Task prompt> All of the lines below are to be transcribed faithfully, with pictures excluded from the copy.

Recorded information>

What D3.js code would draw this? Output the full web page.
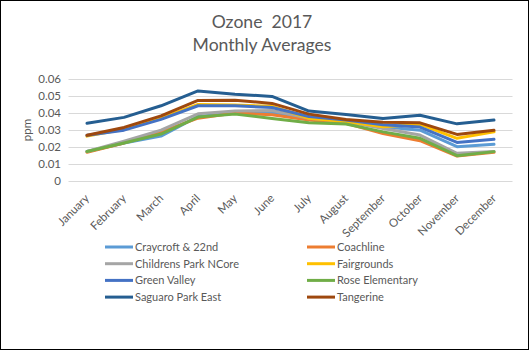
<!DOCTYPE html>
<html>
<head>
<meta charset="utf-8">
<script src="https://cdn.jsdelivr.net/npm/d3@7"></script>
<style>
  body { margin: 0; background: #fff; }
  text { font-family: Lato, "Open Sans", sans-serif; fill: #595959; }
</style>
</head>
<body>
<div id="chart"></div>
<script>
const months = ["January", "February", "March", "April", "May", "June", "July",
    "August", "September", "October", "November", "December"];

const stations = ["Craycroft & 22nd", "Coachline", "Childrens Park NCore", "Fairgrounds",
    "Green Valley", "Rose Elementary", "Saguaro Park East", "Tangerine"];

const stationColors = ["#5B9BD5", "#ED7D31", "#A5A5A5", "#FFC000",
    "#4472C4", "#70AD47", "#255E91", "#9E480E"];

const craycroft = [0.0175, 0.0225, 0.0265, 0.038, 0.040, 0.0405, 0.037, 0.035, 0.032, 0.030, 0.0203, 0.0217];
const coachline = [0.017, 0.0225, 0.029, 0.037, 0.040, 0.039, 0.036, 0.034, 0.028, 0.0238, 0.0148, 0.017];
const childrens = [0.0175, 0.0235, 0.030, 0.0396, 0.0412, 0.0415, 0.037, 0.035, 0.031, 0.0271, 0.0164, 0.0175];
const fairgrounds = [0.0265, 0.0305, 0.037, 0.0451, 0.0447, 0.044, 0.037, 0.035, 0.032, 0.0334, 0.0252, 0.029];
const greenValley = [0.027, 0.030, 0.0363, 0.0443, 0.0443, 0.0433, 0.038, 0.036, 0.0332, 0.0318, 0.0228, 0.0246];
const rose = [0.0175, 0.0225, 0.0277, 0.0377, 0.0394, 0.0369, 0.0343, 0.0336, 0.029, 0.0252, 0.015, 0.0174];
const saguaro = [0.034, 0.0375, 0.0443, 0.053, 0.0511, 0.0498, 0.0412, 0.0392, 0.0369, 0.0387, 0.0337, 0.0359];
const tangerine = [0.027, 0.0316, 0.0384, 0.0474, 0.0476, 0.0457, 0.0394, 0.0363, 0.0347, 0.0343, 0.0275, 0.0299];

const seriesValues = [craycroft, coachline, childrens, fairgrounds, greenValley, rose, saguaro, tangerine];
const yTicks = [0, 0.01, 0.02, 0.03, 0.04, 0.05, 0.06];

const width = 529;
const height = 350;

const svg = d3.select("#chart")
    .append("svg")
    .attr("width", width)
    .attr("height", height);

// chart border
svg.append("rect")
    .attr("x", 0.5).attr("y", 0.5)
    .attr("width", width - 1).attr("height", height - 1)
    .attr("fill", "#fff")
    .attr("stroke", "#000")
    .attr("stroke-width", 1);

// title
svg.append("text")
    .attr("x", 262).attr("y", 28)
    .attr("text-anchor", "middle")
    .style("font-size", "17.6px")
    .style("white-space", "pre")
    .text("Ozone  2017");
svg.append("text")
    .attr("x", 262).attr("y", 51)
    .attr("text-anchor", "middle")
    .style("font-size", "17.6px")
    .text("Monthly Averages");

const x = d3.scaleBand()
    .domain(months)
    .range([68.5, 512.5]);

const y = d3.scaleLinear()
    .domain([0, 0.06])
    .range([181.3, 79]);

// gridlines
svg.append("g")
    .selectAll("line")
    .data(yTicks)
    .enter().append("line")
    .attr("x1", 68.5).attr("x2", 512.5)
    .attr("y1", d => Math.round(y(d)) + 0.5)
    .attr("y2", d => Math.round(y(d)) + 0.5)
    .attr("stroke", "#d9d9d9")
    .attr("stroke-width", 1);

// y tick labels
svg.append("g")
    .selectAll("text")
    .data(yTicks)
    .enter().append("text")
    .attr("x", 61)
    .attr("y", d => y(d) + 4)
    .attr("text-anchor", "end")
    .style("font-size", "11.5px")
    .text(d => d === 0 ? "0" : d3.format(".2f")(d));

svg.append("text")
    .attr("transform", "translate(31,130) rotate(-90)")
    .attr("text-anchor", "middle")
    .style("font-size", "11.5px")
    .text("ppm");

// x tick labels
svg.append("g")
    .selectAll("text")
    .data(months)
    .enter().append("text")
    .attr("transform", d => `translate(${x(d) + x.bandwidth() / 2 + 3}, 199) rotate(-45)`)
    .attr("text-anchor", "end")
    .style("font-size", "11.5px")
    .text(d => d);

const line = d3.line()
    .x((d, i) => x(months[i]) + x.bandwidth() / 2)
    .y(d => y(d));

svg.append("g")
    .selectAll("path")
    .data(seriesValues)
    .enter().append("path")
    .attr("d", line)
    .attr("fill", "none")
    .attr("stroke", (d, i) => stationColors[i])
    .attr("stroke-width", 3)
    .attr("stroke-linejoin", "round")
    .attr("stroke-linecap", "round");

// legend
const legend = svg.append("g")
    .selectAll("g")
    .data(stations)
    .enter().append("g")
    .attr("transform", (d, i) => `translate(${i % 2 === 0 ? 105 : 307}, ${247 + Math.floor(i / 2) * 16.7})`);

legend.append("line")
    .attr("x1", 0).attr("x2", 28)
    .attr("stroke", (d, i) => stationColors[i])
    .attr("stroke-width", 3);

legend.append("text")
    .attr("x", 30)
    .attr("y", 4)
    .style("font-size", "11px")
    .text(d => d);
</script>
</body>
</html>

Exercise answer>
What D3.js code would draw this? Output the full web page.
<!DOCTYPE html>
<html>
<head>
<meta charset="utf-8">
<script src="https://cdn.jsdelivr.net/npm/d3@7"></script>
<style>
  body { margin: 0; background: #fff; }
  text { font-family: Lato, "Open Sans", sans-serif; fill: #595959; }
</style>
</head>
<body>
<div id="chart"></div>
<script>
const months = ["January", "February", "March", "April", "May", "June", "July",
    "August", "September", "October", "November", "December"];

const stations = ["Craycroft & 22nd", "Coachline", "Childrens Park NCore", "Fairgrounds",
    "Green Valley", "Rose Elementary", "Saguaro Park East", "Tangerine"];

const stationColors = ["#5B9BD5", "#ED7D31", "#A5A5A5", "#FFC000",
    "#4472C4", "#70AD47", "#255E91", "#9E480E"];

const craycroft = [0.0175, 0.0225, 0.0265, 0.038, 0.040, 0.0405, 0.037, 0.035, 0.032, 0.030, 0.0203, 0.0217];
const coachline = [0.017, 0.0225, 0.029, 0.037, 0.040, 0.039, 0.036, 0.034, 0.028, 0.0238, 0.0148, 0.017];
const childrens = [0.0175, 0.0235, 0.030, 0.0396, 0.0412, 0.0415, 0.037, 0.035, 0.031, 0.0271, 0.0164, 0.0175];
const fairgrounds = [0.0265, 0.0305, 0.037, 0.0451, 0.0447, 0.044, 0.037, 0.035, 0.032, 0.0334, 0.0252, 0.029];
const greenValley = [0.027, 0.030, 0.0363, 0.0443, 0.0443, 0.0433, 0.038, 0.036, 0.0332, 0.0318, 0.0228, 0.0246];
const rose = [0.0175, 0.0225, 0.0277, 0.0377, 0.0394, 0.0369, 0.0343, 0.0336, 0.029, 0.0252, 0.015, 0.0174];
const saguaro = [0.034, 0.0375, 0.0443, 0.053, 0.0511, 0.0498, 0.0412, 0.0392, 0.0369, 0.0387, 0.0337, 0.0359];
const tangerine = [0.027, 0.0316, 0.0384, 0.0474, 0.0476, 0.0457, 0.0394, 0.0363, 0.0347, 0.0343, 0.0275, 0.0299];

const seriesValues = [craycroft, coachline, childrens, fairgrounds, greenValley, rose, saguaro, tangerine];
const yTicks = [0, 0.01, 0.02, 0.03, 0.04, 0.05, 0.06];

const width = 529;
const height = 350;

const svg = d3.select("#chart")
    .append("svg")
    .attr("width", width)
    .attr("height", height);

// chart border
svg.append("rect")
    .attr("x", 0.5).attr("y", 0.5)
    .attr("width", width - 1).attr("height", height - 1)
    .attr("fill", "#fff")
    .attr("stroke", "#000")
    .attr("stroke-width", 1);

// title
svg.append("text")
    .attr("x", 262).attr("y", 28)
    .attr("text-anchor", "middle")
    .style("font-size", "17.6px")
    .style("white-space", "pre")
    .text("Ozone  2017");
svg.append("text")
    .attr("x", 262).attr("y", 51)
    .attr("text-anchor", "middle")
    .style("font-size", "17.6px")
    .text("Monthly Averages");

const x = d3.scaleBand()
    .domain(months)
    .range([68.5, 512.5]);

const y = d3.scaleLinear()
    .domain([0, 0.06])
    .range([181.3, 79]);

// gridlines
svg.append("g")
    .selectAll("line")
    .data(yTicks)
    .enter().append("line")
    .attr("x1", 68.5).attr("x2", 512.5)
    .attr("y1", d => Math.round(y(d)) + 0.5)
    .attr("y2", d => Math.round(y(d)) + 0.5)
    .attr("stroke", "#d9d9d9")
    .attr("stroke-width", 1);

// y tick labels
svg.append("g")
    .selectAll("text")
    .data(yTicks)
    .enter().append("text")
    .attr("x", 61)
    .attr("y", d => y(d) + 4)
    .attr("text-anchor", "end")
    .style("font-size", "11.5px")
    .text(d => d === 0 ? "0" : d3.format(".2f")(d));

svg.append("text")
    .attr("transform", "translate(31,130) rotate(-90)")
    .attr("text-anchor", "middle")
    .style("font-size", "11.5px")
    .text("ppm");

// x tick labels
svg.append("g")
    .selectAll("text")
    .data(months)
    .enter().append("text")
    .attr("transform", d => `translate(${x(d) + x.bandwidth() / 2 + 3}, 199) rotate(-45)`)
    .attr("text-anchor", "end")
    .style("font-size", "11.5px")
    .text(d => d);

const line = d3.line()
    .x((d, i) => x(months[i]) + x.bandwidth() / 2)
    .y(d => y(d));

svg.append("g")
    .selectAll("path")
    .data(seriesValues)
    .enter().append("path")
    .attr("d", line)
    .attr("fill", "none")
    .attr("stroke", (d, i) => stationColors[i])
    .attr("stroke-width", 3)
    .attr("stroke-linejoin", "round")
    .attr("stroke-linecap", "round");

// legend
const legend = svg.append("g")
    .selectAll("g")
    .data(stations)
    .enter().append("g")
    .attr("transform", (d, i) => `translate(${i % 2 === 0 ? 105 : 307}, ${247 + Math.floor(i / 2) * 16.7})`);

legend.append("line")
    .attr("x1", 0).attr("x2", 28)
    .attr("stroke", (d, i) => stationColors[i])
    .attr("stroke-width", 3);

legend.append("text")
    .attr("x", 30)
    .attr("y", 4)
    .style("font-size", "11px")
    .text(d => d);
</script>
</body>
</html>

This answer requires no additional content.